The word samosa interestingly can be traced back to the Persian word sanbosag. The popular pastry snack takes many other forms in different countries but seem to have a link to this Persian word, in the Arab world for example, the people enjoy a crescent shaped sanbusak. Afghans call it Sambosa, the Tajiks – Samboosa, much of the Central Asian countries boast the phenomenal Samsa, in the horn of Africa its named the Sambuus and the Bengalis are always devouring Shingara.
This wonderful snack has decades of history, they say it originated in the Middle East and Central Asia from where it spread to Africa, Southeast Asia and the subcontinent. The Central Asian Turkic dynasties entered the subcontinent way back in the 11th century, it was here the region first developed its love for the samosa. In the 13th century there are records of travellers and poets enjoying the snack as an appetiser across various royal households.
As Indian cuisine has flourished in the UK and across the west, the Samosa has now become a go to snack/appetiser for people all over the world. Here’s a great way of putting this bad boy together at home!
INGREDIENTS
Filling:
500g minced meat (mutton/beef)
1 potato medium size (chopped into small pieces)
150g peas/frozen peas
1 onion (fried)
Whole garam masala: bayleaf, cinnamon stick, peppercorn, clove and cardamom
1 tsp. chilli powder, coriander powder, cumin, turmeric and salt
5 cloves garlic
1 tbsp. garlic paste
1 tbsp. fresh ginger
2 tbsp. oil
Pastry:
500g flour
50ml oil
1 tbsp. salt
1 tsp nigella seeds
1. Begin by adding salt and nigella seeds to flour to make roti, which you will use as the pastry for the samosa.
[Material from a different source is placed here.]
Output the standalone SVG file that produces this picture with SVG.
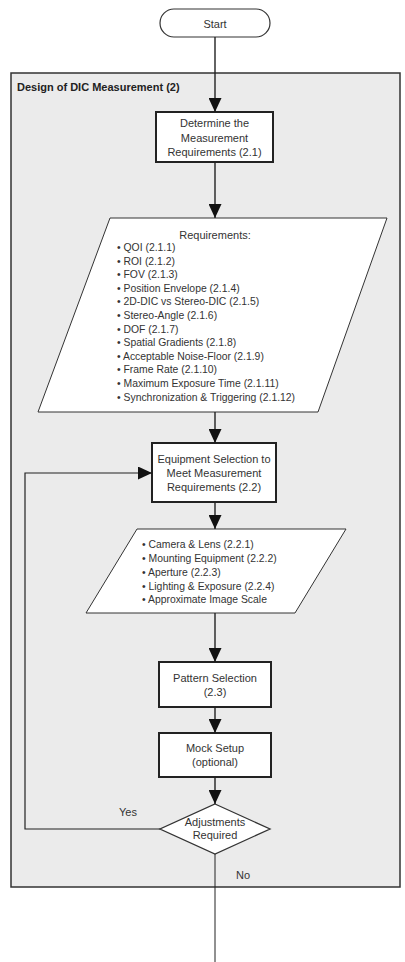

2. Add oil to the mixture whilst mixing, texture should start becoming grainy.
3. Now gradually add water whilst mixing until ingredients form into a dough.
4. Cover and leave to rest for approx 30mins.
5. While we wait for the roti pastry to rest, let’s begin with the filling. Throw oil into a pan.
6. Now add fried onions and whole garam masala and mix a little.
7. Now add in the minced meat, stir well, cover and leave to cook for approx 10 mins.
8. Now remove lid and add chilli powder, coriander powder, cumin, turmeric, salt, ginger and garlic.
9. Mix slightly before adding potatoes.
10. Add a splash of water if needed, cover and leave to cook for 5 mins.
11. Right near the end, just before filling has cooked, add peas to mixture. Cover and allow to cook for another 5 mins.
12. Your filling is now ready, leave to one side and allow to cool.
13. Now let’s get back to the pastry, sprinkle flour on surface, tear off bits of dough and mould into small flattened circular shapes.
14. Now roll out the pastry into a flat circle. Then cut each piece in half.
15. Grab the half piece of roti pastry and fold into triangular pouch leaving top open.
16. Insert filling into pouch, then seal the top shut. Repeat process for however many pieces you like.
TIP: You can freeze ingredients and save for another day if you wish. You can also complete putting together the samosa and then freeze. Just defrost in microwave for 1-2mins then fry and enjoy when you wish!
17. Now chuck the samosas into a hot pan filled with oil and fry for approx 5 mins on medium heat until they are golden brown. Ensure to regularly turn.
18. Place samosa on plate with tissue to allow oil to be soaked up. Allow some time to cool before devouring!